Robot designed to jump higher than Big Ben, even 200 meters on the moon

Researchers have designed a system that enables robots to record the highest-ever jumps.

A team at the University of Manchester has developed a design that allows robots to clear obstacles many times their size. They utilized a combination of computer simulations, laboratory experiments, and mathematical principles.

The system helped the team optimize the robot’s size, shape, and arrangement of parts and achieve the desired results.

According to researchers, the current highest-jumping robot can reach up to 33 meters, equivalent to 110 times its own size. The new robot can jump over 120 meters in the air or 200 meters on the moon—more than twice the height of Big Ben’s tower.

The details of the team’s research were published in the journal Mechanism and Machine Theory.

Efficient robot jumps

Traditionally, robots are designed to move by rolling on wheels or walking on legs. However, jumping is an effective way to navigate locations with uneven terrain or numerous obstacles.

Although jumping robots are currently on the market, their design presents a number of significant hurdles, the primary one being the ability to jump high enough to clear substantial and intricate barriers.

The team aimed to find a design that would “dramatically improve the energy efficiency and performance of spring-driven jumping robots,” said Dr. John Lo, Research Associate in Space Robotics at The University of Manchester and co-author of the study, in a statement.

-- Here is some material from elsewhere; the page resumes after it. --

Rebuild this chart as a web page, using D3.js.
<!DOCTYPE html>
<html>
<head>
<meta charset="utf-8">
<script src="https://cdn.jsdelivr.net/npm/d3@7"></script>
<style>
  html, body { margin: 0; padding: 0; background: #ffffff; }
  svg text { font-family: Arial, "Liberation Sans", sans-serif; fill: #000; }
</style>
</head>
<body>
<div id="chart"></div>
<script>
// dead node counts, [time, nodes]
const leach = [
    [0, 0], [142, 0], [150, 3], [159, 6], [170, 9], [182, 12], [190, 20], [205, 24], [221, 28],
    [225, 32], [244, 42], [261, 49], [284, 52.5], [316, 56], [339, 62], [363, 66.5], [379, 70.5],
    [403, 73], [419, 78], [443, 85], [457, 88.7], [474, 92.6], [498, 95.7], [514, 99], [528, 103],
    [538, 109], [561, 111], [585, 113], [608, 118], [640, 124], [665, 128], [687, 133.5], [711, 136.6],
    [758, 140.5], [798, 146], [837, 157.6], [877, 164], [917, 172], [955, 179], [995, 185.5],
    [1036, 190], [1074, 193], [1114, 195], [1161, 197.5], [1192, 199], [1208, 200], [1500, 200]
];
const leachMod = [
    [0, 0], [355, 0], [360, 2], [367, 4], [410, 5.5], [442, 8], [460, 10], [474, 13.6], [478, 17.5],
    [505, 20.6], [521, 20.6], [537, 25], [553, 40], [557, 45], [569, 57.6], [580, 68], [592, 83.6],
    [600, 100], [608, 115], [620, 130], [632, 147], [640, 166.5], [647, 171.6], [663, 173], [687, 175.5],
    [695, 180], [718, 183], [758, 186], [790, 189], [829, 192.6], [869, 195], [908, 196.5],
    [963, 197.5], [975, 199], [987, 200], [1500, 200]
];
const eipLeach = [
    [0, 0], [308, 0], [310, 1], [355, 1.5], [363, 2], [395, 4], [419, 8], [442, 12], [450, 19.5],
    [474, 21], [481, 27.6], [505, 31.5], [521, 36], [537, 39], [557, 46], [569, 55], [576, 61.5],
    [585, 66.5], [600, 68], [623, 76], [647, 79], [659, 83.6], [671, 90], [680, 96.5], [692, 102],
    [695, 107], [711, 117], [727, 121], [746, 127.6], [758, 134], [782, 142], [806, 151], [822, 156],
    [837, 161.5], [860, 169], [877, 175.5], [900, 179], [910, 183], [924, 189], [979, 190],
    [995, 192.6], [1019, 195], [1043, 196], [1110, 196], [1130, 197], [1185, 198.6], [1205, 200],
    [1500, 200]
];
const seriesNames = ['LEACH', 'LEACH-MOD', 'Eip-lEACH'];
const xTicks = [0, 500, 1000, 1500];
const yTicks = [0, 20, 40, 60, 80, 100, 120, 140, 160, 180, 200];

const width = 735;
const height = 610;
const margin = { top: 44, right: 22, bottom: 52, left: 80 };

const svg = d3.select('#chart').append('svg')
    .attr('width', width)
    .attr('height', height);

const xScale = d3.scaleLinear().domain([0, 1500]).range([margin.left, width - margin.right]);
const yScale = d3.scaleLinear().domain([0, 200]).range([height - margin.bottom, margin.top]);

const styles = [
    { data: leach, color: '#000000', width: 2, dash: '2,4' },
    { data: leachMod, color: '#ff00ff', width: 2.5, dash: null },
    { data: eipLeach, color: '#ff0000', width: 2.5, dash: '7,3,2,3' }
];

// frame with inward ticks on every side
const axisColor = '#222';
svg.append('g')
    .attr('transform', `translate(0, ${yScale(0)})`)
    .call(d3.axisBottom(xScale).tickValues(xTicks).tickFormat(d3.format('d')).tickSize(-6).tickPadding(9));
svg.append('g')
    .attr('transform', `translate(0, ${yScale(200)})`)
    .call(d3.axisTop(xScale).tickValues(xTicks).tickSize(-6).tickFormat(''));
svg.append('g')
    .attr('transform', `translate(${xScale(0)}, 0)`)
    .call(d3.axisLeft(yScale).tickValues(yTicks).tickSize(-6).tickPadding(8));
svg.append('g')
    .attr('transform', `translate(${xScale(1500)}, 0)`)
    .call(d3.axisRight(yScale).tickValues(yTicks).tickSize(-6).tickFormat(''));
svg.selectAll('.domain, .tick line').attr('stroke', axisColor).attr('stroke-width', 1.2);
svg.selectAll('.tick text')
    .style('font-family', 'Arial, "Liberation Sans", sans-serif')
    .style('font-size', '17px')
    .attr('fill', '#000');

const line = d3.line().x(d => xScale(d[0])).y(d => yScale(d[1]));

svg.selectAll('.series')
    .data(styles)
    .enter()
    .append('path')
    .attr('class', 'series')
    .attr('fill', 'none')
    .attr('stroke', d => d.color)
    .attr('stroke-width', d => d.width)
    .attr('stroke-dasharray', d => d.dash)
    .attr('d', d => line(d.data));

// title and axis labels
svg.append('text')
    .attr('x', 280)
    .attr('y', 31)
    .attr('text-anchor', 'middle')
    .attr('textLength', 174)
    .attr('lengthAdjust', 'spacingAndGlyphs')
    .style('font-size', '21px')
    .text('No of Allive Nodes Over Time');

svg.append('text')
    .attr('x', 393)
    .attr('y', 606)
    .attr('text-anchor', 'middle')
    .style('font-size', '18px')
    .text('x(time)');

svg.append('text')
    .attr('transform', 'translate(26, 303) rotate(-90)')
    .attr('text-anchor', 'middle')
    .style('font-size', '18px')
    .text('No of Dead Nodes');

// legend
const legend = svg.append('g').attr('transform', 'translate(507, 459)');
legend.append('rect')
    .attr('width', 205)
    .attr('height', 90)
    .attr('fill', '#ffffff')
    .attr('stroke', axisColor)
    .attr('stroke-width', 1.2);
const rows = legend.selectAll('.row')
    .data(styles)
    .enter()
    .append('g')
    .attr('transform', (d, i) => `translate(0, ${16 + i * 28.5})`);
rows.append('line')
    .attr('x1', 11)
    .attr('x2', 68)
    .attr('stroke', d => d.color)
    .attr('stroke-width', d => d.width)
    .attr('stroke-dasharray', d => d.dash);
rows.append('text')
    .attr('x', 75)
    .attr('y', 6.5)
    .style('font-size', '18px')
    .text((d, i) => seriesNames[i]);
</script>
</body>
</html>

The researchers discovered that conventional jumping robots frequently launch themselves before completely releasing the accumulated spring energy, which limits their maximum height and produces inefficient jumps. Additionally, they tend to waste energy by spinning or moving sideways instead of jumping straight up.

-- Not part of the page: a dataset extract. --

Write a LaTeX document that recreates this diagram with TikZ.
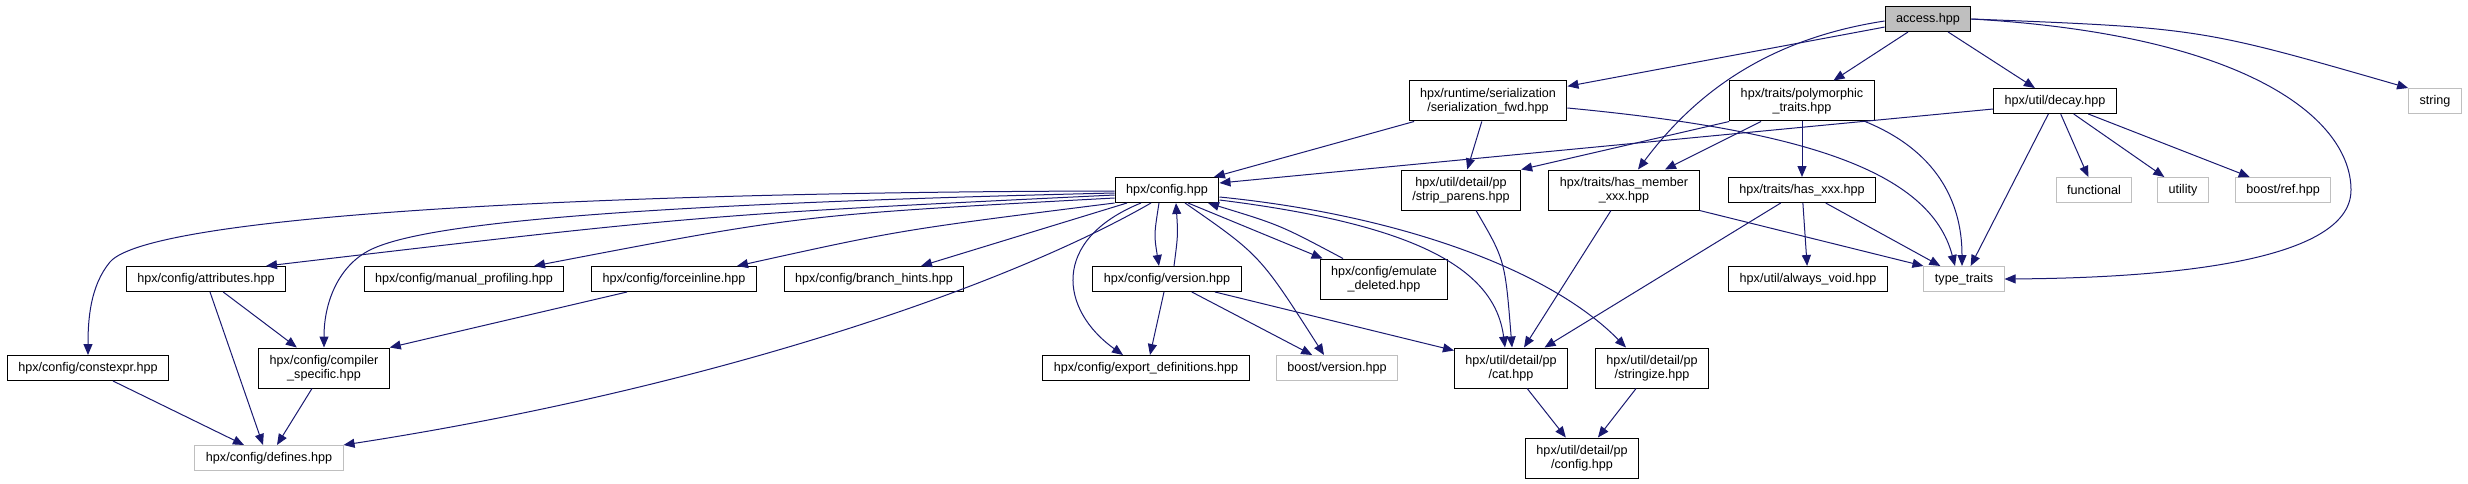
\documentclass[tikz,border=0pt]{standalone}
\usepackage{fontspec}
\setmainfont{Liberation Sans}
\usepackage{tikz}
\usetikzlibrary{arrows.meta}
\definecolor{edgeblue}{HTML}{191970}
\definecolor{sysgray}{HTML}{BFBFBF}
\newcommand{\hdrfont}{\fontsize{12.6}{14}\selectfont}
\tikzstyle{hdr} = [draw=black,fill=white,line width=1pt,inner xsep=11pt,inner ysep=6pt,minimum height=25pt,align=center,font=\hdrfont]
\tikzstyle{two} = [minimum height=40pt]
\tikzstyle{sys} = [hdr,draw=sysgray]
\tikzstyle{cur} = [hdr,fill=sysgray]
\tikzstyle{dep} = [draw=edgeblue,line width=1pt,-{Triangle[length=11pt,width=9pt]}]

\begin{document}
\begin{tikzpicture}[x=1pt,y=-1pt]
\useasboundingbox (0,0) rectangle (2468,484);

\draw(1928,19) node[cur] (access) {access.hpp};

\draw(1488,101) node[hdr,two] (serfwd) {hpx/runtime/serialization\\/serialization\_fwd.hpp};
\draw(1802,101) node[hdr,two] (polytr) {hpx/traits/polymorphic\\\_traits.hpp};
\draw(2055,101) node[hdr] (decay) {hpx/util/decay.hpp};
\draw(2435,101) node[sys] (str) {string};

\draw(1167,190) node[hdr] (config) {hpx/config.hpp};
\draw(1461,190) node[hdr,two] (strip) {hpx/util/detail/pp\\/strip\_parens.hpp};
\draw(1624,190) node[hdr,two] (hasmem) {hpx/traits/has\_member\\\_xxx.hpp};
\draw(1802,190) node[hdr] (hasxxx) {hpx/traits/has\_xxx.hpp};
\draw(2094,190) node[sys] (functional) {functional};
\draw(2183,190) node[sys] (utility) {utility};
\draw(2283,190) node[sys] (boostref) {boost/ref.hpp};

\draw(206,279) node[hdr] (attrib) {hpx/config/attributes.hpp};
\draw(464,279) node[hdr] (manprof) {hpx/config/manual\_profiling.hpp};
\draw(674,279) node[hdr] (forceinl) {hpx/config/forceinline.hpp};
\draw(874,279) node[hdr] (branch) {hpx/config/branch\_hints.hpp};
\draw(1167,279) node[hdr] (version) {hpx/config/version.hpp};
\draw(1384,279) node[hdr,two] (emulate) {hpx/config/emulate\\\_deleted.hpp};
\draw(1808,279) node[hdr] (alwaysvoid) {hpx/util/always\_void.hpp};
\draw(1964,279) node[sys] (typetr) {type\_traits};

\draw(88,368) node[hdr] (constexpr) {hpx/config/constexpr.hpp};
\draw(324,368) node[hdr,two] (compiler) {hpx/config/compiler\\\_specific.hpp};
\draw(1146,368) node[hdr] (exportdef) {hpx/config/export\_definitions.hpp};
\draw(1337,368) node[sys] (boostver) {boost/version.hpp};
\draw(1511,368) node[hdr,two] (cat) {hpx/util/detail/pp\\/cat.hpp};
\draw(1652,368) node[hdr,two] (stringize) {hpx/util/detail/pp\\/stringize.hpp};

\draw(269,458) node[sys] (defines) {hpx/config/defines.hpp};
\draw(1582,458) node[hdr,two] (ppconfig) {hpx/util/detail/pp\\/config.hpp};


\draw[dep] (access) -- (serfwd);
\draw[dep] (access) -- (polytr);
\draw[dep] (access) -- (decay);
\draw[dep] ([yshift=-2pt]access.west) .. controls (1760,40) and (1690,100) .. ([xshift=14pt]hasmem.north);
\draw[dep] (access.east) .. controls (2200,28) .. (str.north west);
\draw[dep] (access.east) .. controls (2250,35) and (2351,120) .. (2351,190) .. controls (2351,265) and (2150,278) .. (typetr.east);

\draw[dep] (serfwd) -- (config);
\draw[dep] (serfwd) -- (strip);
\draw[dep] ([yshift=-7pt]serfwd.east) .. controls (1800,130) and (1930,170) .. ([xshift=-9pt]typetr.north);
\draw[dep] (polytr.south west) -- (strip.north east);
\draw[dep] (polytr) -- (hasmem);
\draw[dep] (polytr) -- (hasxxx);
\draw[dep] ([xshift=63pt]polytr.south) .. controls (1935,150) and (1962,200) .. ([xshift=-2pt]typetr.north);
\draw[dep] ([yshift=-8pt]decay.west) -- ([yshift=7pt]config.east);
\draw[dep] (decay) -- (typetr);
\draw[dep] (decay) -- (functional);
\draw[dep] (decay) -- (utility);
\draw[dep] (decay) -- (boostref);

\draw[dep] ([xshift=15pt]strip.south) .. controls (1505,260) .. ([xshift=1pt]cat.north);
\draw[dep] (hasmem) -- (cat);
\draw[dep] (hasmem.south east) -- (typetr.north west);
\draw[dep] (hasxxx) -- (cat);
\draw[dep] (hasxxx) -- (alwaysvoid);
\draw[dep] (hasxxx) -- (typetr);

\draw[dep] ([yshift=-1pt]config.west) .. controls (600,192) and (150,215) .. (110,262) .. controls (90,286) and (88,320) .. (constexpr.north);
\draw[dep] ([yshift=-3pt]config.west) .. controls (600,205) and (420,225) .. (370,250) .. controls (340,265) and (324,300) .. (compiler.north);
\draw[dep] ([yshift=-5pt]config.west) .. controls (700,215) .. ([xshift=60pt]attrib.north);
\draw[dep] ([yshift=-8pt]config.west) .. controls (800,215) .. ([xshift=70pt]manprof.north);
\draw[dep] (config.south west) .. controls (900,230) .. ([xshift=63pt]forceinl.north);
\draw[dep] ([xshift=-40pt]config.south) -- ([xshift=47pt]branch.north);
\draw[dep] ([xshift=-16pt]config.south) .. controls (1000,290) and (700,390) .. (defines.north east);
\draw[dep] ([xshift=-8pt]config.south) .. controls (1154,235) .. ([xshift=-8pt]version.north);
\draw[dep] ([xshift=7pt]version.north) .. controls (1178,235) .. ([xshift=9pt]config.south);
\draw[dep] ([xshift=-26pt]config.south) .. controls (1050,240) and (1060,310) .. ([xshift=-23pt]exportdef.north);
\draw[dep] ([xshift=18pt]config.south) .. controls (1260,255) .. ([xshift=-13pt]boostver.north);
\draw[dep] ([xshift=21pt]config.south) -- ([xshift=3pt]emulate.north west);
\draw[dep] ([xshift=-41pt]emulate.north) .. controls (1280,225) .. ([xshift=41pt]config.south);
\draw[dep] ([yshift=-10pt]config.east) .. controls (1420,225) and (1495,270) .. ([xshift=-6pt]cat.north);
\draw[dep] ([yshift=-7pt]config.east) .. controls (1400,215) and (1550,270) .. ([xshift=-26pt]stringize.north);

\draw[dep] ([xshift=-3pt]version.south) -- ([xshift=4pt]exportdef.north);
\draw[dep] (version) -- (boostver);
\draw[dep] ([xshift=48pt]version.south) -- ([yshift=-3pt]cat.north west);

\draw[dep] (attrib) -- (compiler);
\draw[dep] ([xshift=4pt]attrib.south) -- ([xshift=-6pt]defines.north);
\draw[dep] ([xshift=-47pt]forceinl.south) -- (compiler.north east);
\draw[dep] ([xshift=25pt]constexpr.south) -- ([xshift=-25pt]defines.north);
\draw[dep] ([xshift=-12pt]compiler.south) -- ([xshift=8pt]defines.north);
\draw[dep] (cat) -- (ppconfig);
\draw[dep] (stringize) -- (ppconfig);

\end{tikzpicture}
\end{document}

The researchers aimed to eliminate these undesirable movements with their new designs while maintaining the necessary rigidity and structural integrity.

Optimizing jump dynamics

The team studied how prismatic and rotational spring-driven models jump and used this information to create a multibody model of a rhomboidal linkage for a physical jumping system.

According to the team, deciding on the robot’s shape involves choosing between leg-based propulsion akin to a kangaroo or a piston-like mechanism with a large spring.

Shape options range from simple symmetrical designs like diamonds to more complex, organic forms. The team then had to decide on the robot’s size: small ones are nimble, while larger ones can accommodate stronger motors for higher jumps. Finding the optimal size likely means striking a balance between agility and power.

The team’s design improvement involves redistributing mass towards the top and optimizing link structures, though these enhancements must be tailored to each design.

“Lighter legs, in the shape of a prism, and using springs that only stretch are all properties that we have shown to improve the performance and, most importantly, the energy efficiency of the jumping robot,” said Dr. Ben Parslew, Senior Lecturer in Aerospace Engineering at the University and the co-author of the study.

Although the researchers have identified a viable design alternative to significantly enhance performance, their next step is to control the direction of the jumps and determine how to utilize the kinetic energy from landing to increase the number of jumps the robot can perform on a single charge.

Researchers say they will also investigate smaller versions for space missions.